Because the government has provided insufficient information for the Court to determine whether the relevant documents have been properly withheld pursuant to FOIA Exemptions 3 and 7(E), the Court will hold the parties' cross-motions for summary judgment in abeyance, in part, and order the government to file a supplemental brief accompanied by a declaration or declarations providing additional detail and explanation.

III. CONCLUSION

The Court now is satisfied that the FBI has adequately searched for and produced records responsive to plaintiff's request. The government's justifications as to the documents it withheld pursuant to FOIA Exemptions 3 and 7(E), however, are insufficient. The Court therefore will grant summary judgment to defendant as to the adequacy of the search, but hold the parties' cross-motions for summary judgment in abeyance with respect to the documents withheld pursuant to Exemptions 3 and 7(E).

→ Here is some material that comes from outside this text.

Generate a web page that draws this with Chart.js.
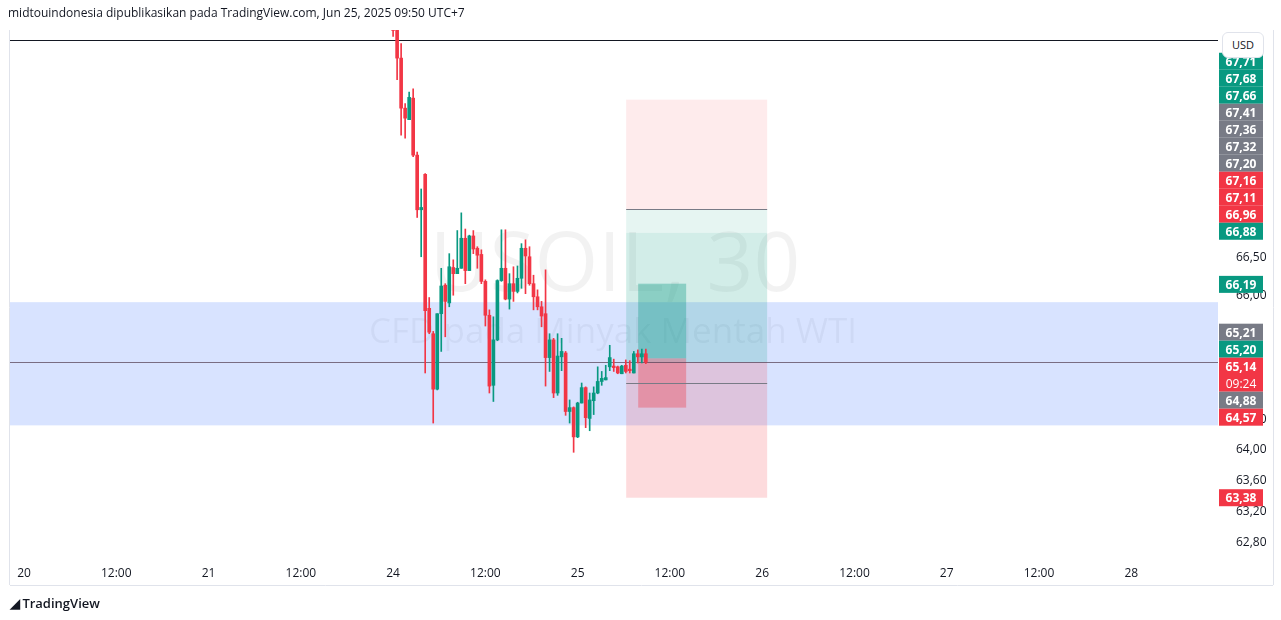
<!DOCTYPE html>
<html><head><meta charset="utf-8">
<script src="https://cdn.jsdelivr.net/npm/chart.js@4.4.1/dist/chart.umd.min.js"></script>
<style>
body{margin:0;width:1281px;height:620px;background:#fff;font-family:"Open Sans",Roboto,sans-serif;overflow:hidden;position:relative}
#hdr{position:absolute;left:8px;top:4px;font-size:12px;color:#131722}
#logo{position:absolute;left:10px;top:594px;font-size:13px;color:#131722;font-weight:600}
#wrap{position:absolute;left:0;top:0;width:1281px;height:620px}
#usd{position:absolute;left:1222px;top:32px;width:40px;height:24px;border:1px solid #e0e3eb;border-radius:6px;font-size:11px;color:#131722;text-align:center;line-height:24px;background:#fff;z-index:2}
</style></head><body>
<div id="wrap"><canvas id="c" width="1281" height="620"></canvas></div>
<div id="hdr">midtouindonesia dipublikasikan pada TradingView.com, Jun 25, 2025 09:50 UTC+7</div>
<div id="logo"><span style="font-weight:900;letter-spacing:-1px">&#9698;</span> TradingView</div>
<div id="usd">USD</div>
<script>
// 30-minute candles from Jun 24 (day index 2), 46 bars per day
const opens  = [69.58,69.50,69.09,68.44,68.29,68.57,67.83,67.12,67.58,65.84,65.51,64.79,65.77,66.14,65.91,66.37,66.29,66.36,66.75,66.33,66.78,66.62,66.54,66.19,65.75,64.84,65.43,66.20,66.36,65.96,66.16,66.06,66.23,66.62,66.51,66.16,65.99,65.86,65.77,65.20,65.43,64.74,65.21,65.26,64.50,64.55,64.17,64.61,64.81,64.41,64.64,64.74,64.89,64.91,65.08,65.09,65.08,64.99,65.10,65.03,65.00,65.25,65.21,65.25];
const highs  = [69.67,69.58,69.28,68.50,68.65,68.69,67.87,67.39,67.59,65.98,65.54,65.77,66.36,66.16,66.55,66.47,66.85,67.08,66.87,66.79,66.85,66.64,66.60,66.21,65.82,65.73,66.21,66.86,66.86,66.29,66.38,66.39,66.68,66.73,66.64,66.27,66.08,65.93,66.34,65.51,65.45,65.51,65.45,65.28,64.65,64.56,64.62,64.87,64.82,64.74,64.82,65.08,65.02,65.10,65.36,65.18,65.09,65.10,65.17,65.16,65.28,65.30,65.31,65.31];
const lows   = [69.37,68.81,68.09,68.05,68.29,67.81,67.02,66.51,65.00,65.51,64.35,64.78,65.28,65.47,65.86,66.01,66.29,66.36,66.16,66.33,66.55,66.36,66.16,65.61,64.74,64.63,65.42,66.19,65.95,65.83,65.93,66.04,66.10,66.03,66.14,65.82,65.82,65.60,64.83,65.02,64.68,64.71,65.03,64.45,64.35,63.97,64.16,64.61,64.29,64.25,64.46,64.73,64.84,64.91,65.03,65.02,64.99,64.99,65.00,65.00,65.00,65.13,65.13,65.12];
const closes = [69.45,69.09,68.44,68.31,68.58,67.83,67.12,67.15,65.81,65.53,64.79,65.77,66.13,65.93,66.38,66.29,66.36,66.75,66.33,66.78,66.61,66.53,66.19,65.75,64.83,65.43,66.20,66.36,65.96,66.16,66.06,66.23,66.62,66.52,66.16,65.99,65.86,65.74,65.20,65.43,64.74,65.22,65.28,64.50,64.55,64.17,64.61,64.81,64.42,64.65,64.74,64.89,64.93,64.94,65.20,65.07,65.00,65.09,65.02,65.01,65.25,65.21,65.25,65.14];
const dayLabels = ['20','12:00','21','12:00','24','12:00','25','12:00','26','12:00','27','12:00','28'];
const yTicks = [62.8,63.2,63.6,64.0,64.4,66.0,66.5];
const priceTags = [67.71,67.68,67.66,67.41,67.36,67.32,67.20,67.16,67.11,66.96,66.88,66.19,65.21,65.20,65.14,64.88,64.57,63.38];
const tagKinds  = ['g','g','g','n','n','n','n','r','r','r','g','g','n','g','r','n','r','r'];
const lastPrice = 65.14, prevLine = 69.32;
const zone = [64.32,65.92];
const tool = {x0:3.263,x1:4.027,top:68.55,stop:67.13,mid:66.82,entry:65.14,lower:64.87,bottom:63.38};
const mini = {x0:3.328,x1:3.588,top:66.16,mid:65.19,bottom:64.55};

const UP='#089981', DN='#f23645', NEU='#787b86';
const xs = opens.map((o,i)=>2+i/46);
const col = i => closes[i]>=opens[i]?UP:DN;
const bodies = opens.map((o,i)=>({x:xs[i],y:[o,Math.abs(closes[i]-o)<0.02?o+0.02:closes[i]]}));
const wicks = opens.map((o,i)=>({x:xs[i],y:[lows[i],highs[i]]}));
const fmt = v => v.toFixed(2).replace('.',',');

const bg = {id:'bg',beforeDatasetsDraw(ch){
  const {ctx,chartArea:a,scales:{x,y}}=ch;
  ctx.save();
  ctx.beginPath();ctx.rect(a.left,a.top,a.right-a.left,a.bottom-a.top);ctx.clip();
  ctx.fillStyle='rgba(0,0,0,0.05)';ctx.textAlign='center';ctx.textBaseline='middle';
  ctx.font='82px "Open Sans",sans-serif';ctx.fillText('USOIL, 30',615,268);
  ctx.font='35px "Open Sans",sans-serif';ctx.fillText('CFD pada Minyak Mentah WTI',613,333);
  const R=(x0,x1,y0,y1,c)=>{ctx.fillStyle=c;const px0=x.getPixelForValue(x0),px1=x.getPixelForValue(x1),py0=y.getPixelForValue(y0),py1=y.getPixelForValue(y1);ctx.fillRect(px0,Math.min(py0,py1),px1-px0,Math.abs(py1-py0));};
  R(x.min,x.max,zone[0],zone[1],'rgba(41,98,255,0.18)');
  R(tool.x0,tool.x1,tool.top,tool.stop,'rgba(242,54,69,0.10)');
  R(tool.x0,tool.x1,tool.stop,tool.mid,'rgba(8,153,129,0.10)');
  R(tool.x0,tool.x1,tool.mid,tool.entry,'rgba(8,153,129,0.18)');
  R(tool.x0,tool.x1,tool.entry,tool.bottom,'rgba(242,54,69,0.18)');
  R(mini.x0,mini.x1,mini.top,mini.mid,'rgba(8,153,129,0.35)');
  R(mini.x0,mini.x1,mini.mid,mini.bottom,'rgba(242,54,69,0.35)');
  const H=(x0,x1,v,c)=>{ctx.strokeStyle=c;ctx.lineWidth=1;ctx.beginPath();const py=Math.round(y.getPixelForValue(v))+0.5;ctx.moveTo(x.getPixelForValue(x0),py);ctx.lineTo(x.getPixelForValue(x1),py);ctx.stroke();};
  H(tool.x0,tool.x1,tool.stop,'#787b86');H(tool.x0,tool.x1,tool.lower,'#787b86');
  H(x.min,x.max,prevLine,'#131722');
  H(x.min,x.max,lastPrice,'rgba(90,70,90,0.75)');
  ctx.restore();
}, afterDraw(ch){
  const {ctx,chartArea:a,scales:{y}}=ch;
  ctx.save();
  ctx.strokeStyle='#e0e3eb';ctx.lineWidth=1;
  ctx.beginPath();ctx.moveTo(a.left,585.5);ctx.lineTo(1273,585.5);ctx.moveTo(1273.5,30);ctx.lineTo(1273.5,585);ctx.moveTo(a.left-0.5,30);ctx.lineTo(a.left-0.5,585);ctx.stroke();
  const H=17, D=3, pos=new Array(priceTags.length), hs=priceTags.map(v=>v===lastPrice?2*H:H);
  let prev=1e9;
  for(let i=priceTags.length-1;i>=0;i--){ if(priceTags[i]<66) continue; let py=y.getPixelForValue(priceTags[i])+D; py=Math.min(py,prev-H); pos[i]=py; prev=py; }
  const low=[];priceTags.forEach((v,i)=>{if(v<66){low.push(i);pos[i]=y.getPixelForValue(v);}});
  for(let it=0;it<300;it++){
    for(let k=0;k<low.length-1;k++){const i=low[k],j=low[k+1];const need=pos[i]+hs[i]-pos[j];if(need>0){pos[i]-=need/2;pos[j]+=need/2;}}
  }
  ctx.font='bold 12px "Open Sans",sans-serif';ctx.textAlign='center';ctx.textBaseline='middle';
  priceTags.forEach((v,i)=>{
    const c=tagKinds[i]==='g'?UP:tagKinds[i]==='r'?DN:NEU;
    ctx.fillStyle=c;ctx.fillRect(1219,pos[i]-H/2,44,hs[i]);
    ctx.fillStyle='#fff';ctx.fillText(fmt(v),1241,pos[i]+1);
    if(v===lastPrice){ctx.font='12px "Open Sans",sans-serif';ctx.fillText('09:24',1241,pos[i]+H+1);ctx.font='bold 12px "Open Sans",sans-serif';}
  });
  ctx.restore();
}};

new Chart(document.getElementById('c'),{
  type:'bar',
  data:{datasets:[
    {data:wicks,backgroundColor:wicks.map((d,i)=>col(i)),barThickness:1,grouped:false,order:2},
    {data:bodies,backgroundColor:bodies.map((d,i)=>col(i)),barThickness:3,grouped:false,order:1}
  ]},
  options:{
    responsive:false,animation:false,devicePixelRatio:1,
    layout:{padding:{top:30,left:10,right:0,bottom:35}},
    plugins:{legend:{display:false},tooltip:{enabled:false}},
    scales:{
      x:{type:'linear',offset:false,min:-0.076,max:6.47,grid:{display:false,offset:false},border:{display:false},
        afterBuildTicks:s=>{s.ticks=dayLabels.map((l,i)=>({value:i*0.5}));},
        afterFit:s=>{s.height=28;},
        ticks:{autoSkip:false,maxRotation:0,color:'#131722',font:{size:12,family:'"Open Sans",sans-serif'},padding:1,
          callback:(v,i)=>dayLabels[i]}},
      y:{type:'linear',position:'right',min:62.61,max:69.455,grid:{display:false},border:{display:false},
        afterBuildTicks:s=>{s.ticks=yTicks.map(v=>({value:v}));},
        afterFit:s=>{s.width=63;},
        ticks:{color:'#131722',font:{size:12,family:'"Open Sans",sans-serif'},padding:10,callback:v=>fmt(v)}}
    }
  },
  plugins:[bg]
});
</script>
</body></html>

For the foregoing reasons, it is hereby

ORDERED that defendant's motion for summary judgment [Dkt. No. 5] is GRANTED in part and HELD IN ABEYANCE in part; it is

FURTHER ORDERED that plaintiff's motion for summary judgment [Dkt. No. 7] is DENIED in part and HELD IN ABEYANCE in part; and it is

FURTHER ORDERED that on or before October 14, 2016, defendant shall file a supplemental brief accompanied by a declaration or declarations providing additional detail and explanation as to the government's justification for withholding documents pursuant to FOIA Exemptions 3 and 7(E).

SO ORDERED.

FootNotes


1. The papers considered in connection with the pending motions include the following: plaintiff's complaint ("Compl.") [Dkt. 1]; first declaration of David M. Hardy ("First Hardy Decl.") [Dkt. 5-3]; plaintiff's cross-motion for summary judgment [Dkt. 7]; declaration of Dennis J. Argall [Dkts. 10-1 and 11-1]; plaintiff's statement of undisputed material facts [Dkt. 7-7]; defendant's statement of undisputed material facts [Dkt. 5-2]; defendant's reply to plaintiff's opposition/opposition to plaintiff's motion for summary judgment [Dkt. 11]; plaintiff's reply in support of his cross-motion for summary judgment [Dkt. 12]; this Court's March 31, 2014 Order [Dkt. 17] and March 31, 2014 Opinion ("March 31, 2014 Op.") [Dkt. 18]; defendant's supplemental brief in support of motion for summary judgment [Dkt. 22]; second declaration of David M. Hardy ("Second Hardy Decl.") [Dkt. 22-1]; plaintiff's response to defendant's supplemental memorandum ("Pl. Resp. to Def. Supp. Memo") [Dkt. 28]; third declaration of David M. Hardy ("Third Hardy Decl.") [Dkt. 33-2]; defendant's supplemental reply in support of defendant's motion for summary judgment ("Def.'s Supp. Reply") [Dkt. 33]; and plaintiff's response to defendant's supplemental reply in support of defendant's motion for summary judgment [Dkt. 35].